Rows from a dataset of charts and code:
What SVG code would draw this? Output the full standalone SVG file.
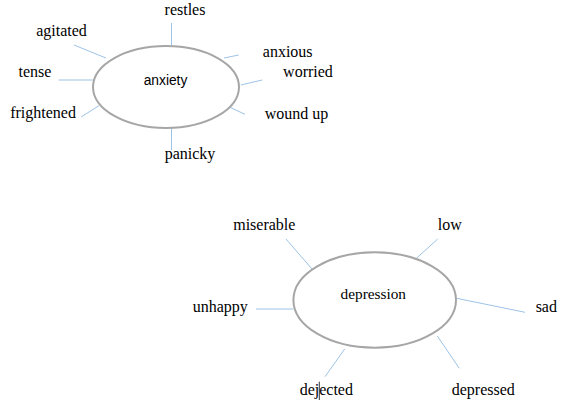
<svg xmlns="http://www.w3.org/2000/svg" width="568" height="410" viewBox="0 0 568 410">
<style>
.bg{fill:#ffffff}
.hub{fill:#ffffff;stroke:#a6a6a6;stroke-width:2}
.lbl{font-family:"Liberation Serif","Times New Roman",serif;font-size:16px;fill:#000}
.hubt{font-family:"Liberation Sans",Arial,sans-serif;font-size:13.8px;fill:#000}
.hubs{font-family:"Liberation Serif","Times New Roman",serif;font-size:15.3px;fill:#000}
.c line{stroke:#9dc3e6;stroke-width:1}
</style>
<rect class="bg" x="0" y="0" width="568" height="410"/>
<g class="c" id="connectors">
<line x1="171.5" y1="23" x2="171.5" y2="45"/>
<line x1="74" y1="45" x2="106" y2="58"/>
<line x1="58.7" y1="80" x2="92.7" y2="80"/>
<line x1="81" y1="117" x2="99" y2="105.7"/>
<line x1="224" y1="58" x2="238.7" y2="55"/>
<line x1="240.7" y1="85" x2="262.3" y2="80"/>
<line x1="225" y1="105" x2="245" y2="114.3"/>
<line x1="171.5" y1="128" x2="171.5" y2="150"/>
<line x1="286" y1="239" x2="312.3" y2="269.3"/>
<line x1="437.7" y1="239" x2="415.7" y2="259"/>
<line x1="456.7" y1="298.3" x2="525" y2="312.3"/>
<line x1="256" y1="309" x2="293.3" y2="309"/>
<line x1="325" y1="376.7" x2="344.7" y2="349"/>
<line x1="437.3" y1="336" x2="459.3" y2="368.3"/>
</g>
<g id="anxiety">
<ellipse class="hub" cx="166" cy="87" rx="73" ry="41"/>
<text class="hubt" x="165.5" y="85" text-anchor="middle">anxiety</text>
</g>
<g id="restles"><text class="lbl" x="185" y="15" text-anchor="middle">restles</text></g>
<g id="agitated"><text class="lbl" x="61.5" y="36" text-anchor="middle">agitated</text></g>
<g id="tense"><text class="lbl" x="35" y="77" text-anchor="middle">tense</text></g>
<g id="frightened"><text class="lbl" x="43" y="118" text-anchor="middle">frightened</text></g>
<g id="anxious"><text class="lbl" x="287.7" y="57" text-anchor="middle">anxious</text></g>
<g id="worried"><text class="lbl" x="308" y="77" text-anchor="middle">worried</text></g>
<g id="wound-up"><text class="lbl" x="296.5" y="119" text-anchor="middle">wound up</text></g>
<g id="panicky"><text class="lbl" x="190" y="159" text-anchor="middle">panicky</text></g>
<g id="depression">
<ellipse class="hub" cx="374.7" cy="300" rx="81.3" ry="47.7"/>
<text class="hubs" x="373.3" y="299.3" text-anchor="middle">depression</text>
</g>
<g id="miserable"><text class="lbl" x="264.3" y="230" text-anchor="middle">miserable</text></g>
<g id="low"><text class="lbl" x="449.7" y="230" text-anchor="middle">low</text></g>
<g id="sad"><text class="lbl" x="546.3" y="312.3" text-anchor="middle">sad</text></g>
<g id="unhappy"><text class="lbl" x="220.2" y="312.3" text-anchor="middle">unhappy</text></g>
<g id="dejected"><text class="lbl" x="326.3" y="395" text-anchor="middle">dejected</text>
<line x1="319.3" y1="381.7" x2="319.3" y2="400" stroke="#000" stroke-width="0.8"/></g>
<g id="depressed"><text class="lbl" x="483.3" y="395" text-anchor="middle">depressed</text></g>
</svg>
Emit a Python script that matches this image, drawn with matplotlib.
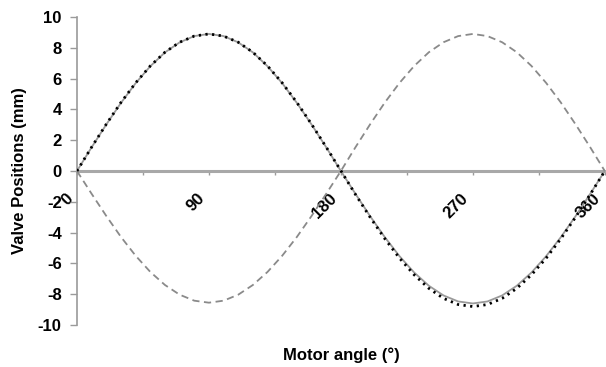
import matplotlib
matplotlib.use("Agg")
import matplotlib.pyplot as plt
from matplotlib.transforms import ScaledTranslation

# --- data ---
angle = list(range(0, 361, 10))

# measured valve position (black dotted)
dotted = [0, 1.55, 3.04, 4.45, 5.72, 6.82, 7.71, 8.36, 8.76, 8.90,
          8.76, 8.36, 7.71, 6.82, 5.72, 4.45, 3.04, 1.55, 0.02,
          -1.53, -3.01, -4.40, -5.66, -6.74, -7.62, -8.27, -8.67, -8.80,
          -8.67, -8.27, -7.62, -6.74, -5.66, -4.40, -3.01, -1.53, 0]

# model valve position (grey solid)
solid = [0, 1.54, 3.02, 4.42, 5.70, 6.80, 7.70, 8.35, 8.76, 8.90,
         8.76, 8.35, 7.70, 6.80, 5.70, 4.42, 3.02, 1.54, 0,
         -1.49, -2.94, -4.30, -5.53, -6.59, -7.45, -8.08, -8.47, -8.60,
         -8.47, -8.08, -7.45, -6.59, -5.53, -4.30, -2.94, -1.49, 0]

# second valve (grey dashed)
dashed = [0, -1.48, -2.92, -4.28, -5.50, -6.55, -7.40, -8.03, -8.42, -8.55,
          -8.42, -8.03, -7.40, -6.55, -5.50, -4.28, -2.92, -1.48, 0,
          1.55, 3.04, 4.45, 5.72, 6.82, 7.71, 8.36, 8.76, 8.90,
          8.76, 8.36, 7.71, 6.82, 5.72, 4.45, 3.04, 1.55, 0]

x_ticks = [0, 45, 90, 135, 180, 225, 270, 315, 360]
x_labels = ["0", "", "90", "", "180", "", "270", "", "360"]
y_ticks = [-10, -8, -6, -4, -2, 0, 2, 4, 6, 8, 10]

plt.rcParams['font.family'] = ['Liberation Sans', 'DejaVu Sans']

fig = plt.figure(figsize=(6.06, 3.67), dpi=100)
ax = fig.add_axes([0.127, 0.1144, 0.871, 0.8393])

gray = "#9a9a9a"
ax.plot(angle, solid, color=gray, lw=1.3, zorder=3)
ax.plot(angle, dashed, color="#8a8a8a", lw=1.3, ls=(0, (4, 2.5)), zorder=3)
ax.plot(angle, dotted, color="black", lw=2.0, ls=(0, (0.8, 1.6)), zorder=4)

ax.set_xlim(0, 360)
ax.set_ylim(-10, 10)

# axes style
for s in ["top", "right"]:
    ax.spines[s].set_visible(False)
ax.spines["left"].set_color(gray)
ax.spines["left"].set_linewidth(1.2)
ax.spines["bottom"].set_position(("data", 0))
ax.spines["bottom"].set_color("#a8a8a8")
ax.spines["bottom"].set_linewidth(2.2)
ax.spines["bottom"].set_zorder(2)

ax.set_yticks(y_ticks)
ax.set_yticklabels([str(v) for v in y_ticks], fontsize=12, fontweight="bold")
ax.tick_params(axis="y", direction="out", length=5, width=1, color=gray, pad=6)

ax.set_xticks(x_ticks)
ax.set_xticklabels(x_labels, fontsize=12, fontweight="bold", rotation=45,
                   ha="right", va="top", rotation_mode="anchor")
ax.tick_params(axis="x", direction="out", length=3, width=1, color=gray, pad=9)
# shift the rotated labels down-left like the original
shift = ScaledTranslation(-0.12, -0.03, fig.dpi_scale_trans)
for lab in ax.get_xticklabels():
    lab.set_transform(lab.get_transform() + shift)

ax.set_ylabel("Valve Positions (mm)", fontsize=12, fontweight="bold", labelpad=8)
fig.text(0.563, 0.033, "Motor angle (°)", fontsize=12, fontweight="bold",
         ha="center", va="center")

fig.savefig("out.png", dpi=100)
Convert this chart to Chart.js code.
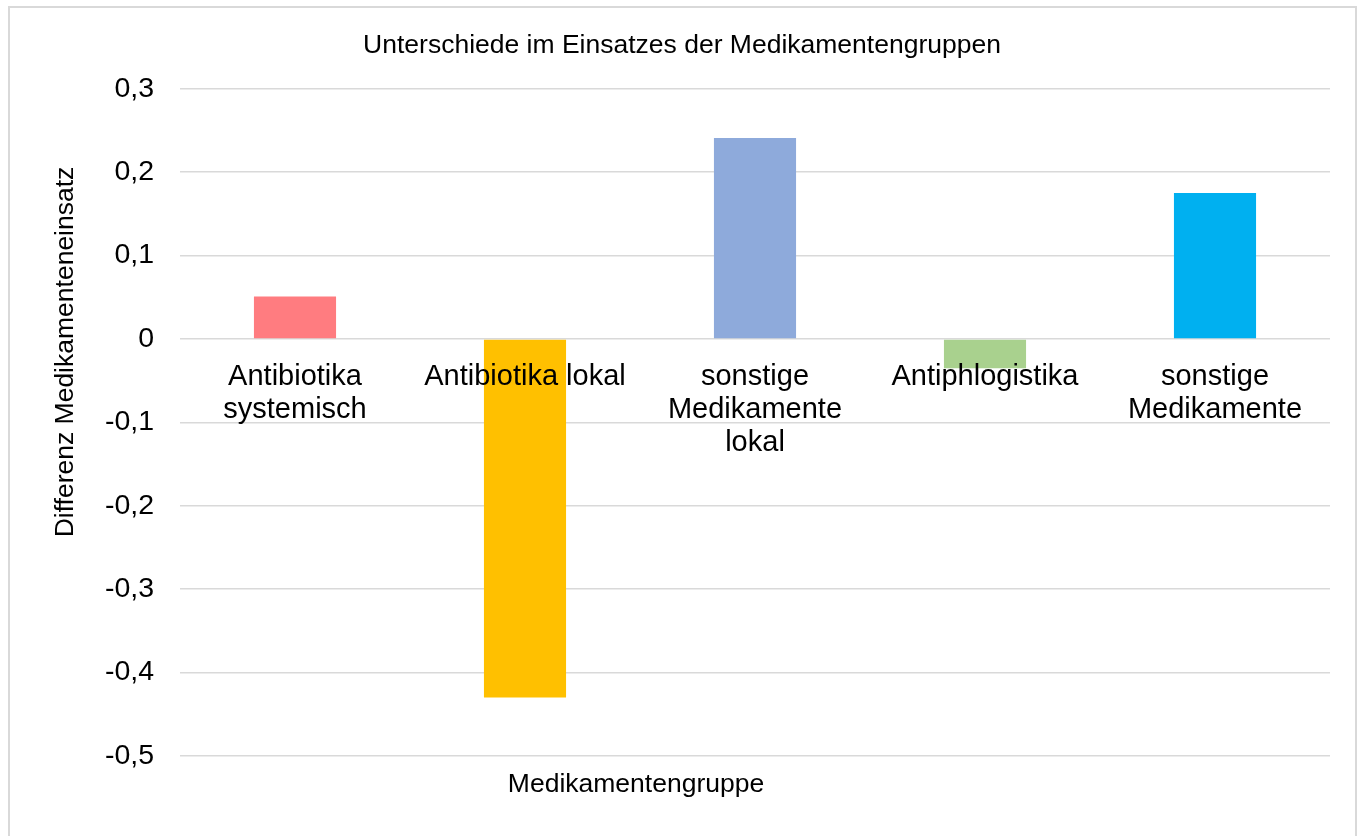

• Exercise goal: Using the data above, copy exactly the lines from the one containing "Emit a Python" to the one containing "-8.47, -8.08, -7.45, -6.59, -5.53, -4.30, -2.94, -1.49, 0]", inclusive. Exclude the pictures.

• Expected answer:
Emit a Python script that matches this image, drawn with matplotlib.
import matplotlib
matplotlib.use("Agg")
import matplotlib.pyplot as plt
from matplotlib.transforms import ScaledTranslation

# --- data ---
angle = list(range(0, 361, 10))

# measured valve position (black dotted)
dotted = [0, 1.55, 3.04, 4.45, 5.72, 6.82, 7.71, 8.36, 8.76, 8.90,
          8.76, 8.36, 7.71, 6.82, 5.72, 4.45, 3.04, 1.55, 0.02,
          -1.53, -3.01, -4.40, -5.66, -6.74, -7.62, -8.27, -8.67, -8.80,
          -8.67, -8.27, -7.62, -6.74, -5.66, -4.40, -3.01, -1.53, 0]

# model valve position (grey solid)
solid = [0, 1.54, 3.02, 4.42, 5.70, 6.80, 7.70, 8.35, 8.76, 8.90,
         8.76, 8.35, 7.70, 6.80, 5.70, 4.42, 3.02, 1.54, 0,
         -1.49, -2.94, -4.30, -5.53, -6.59, -7.45, -8.08, -8.47, -8.60,
         -8.47, -8.08, -7.45, -6.59, -5.53, -4.30, -2.94, -1.49, 0]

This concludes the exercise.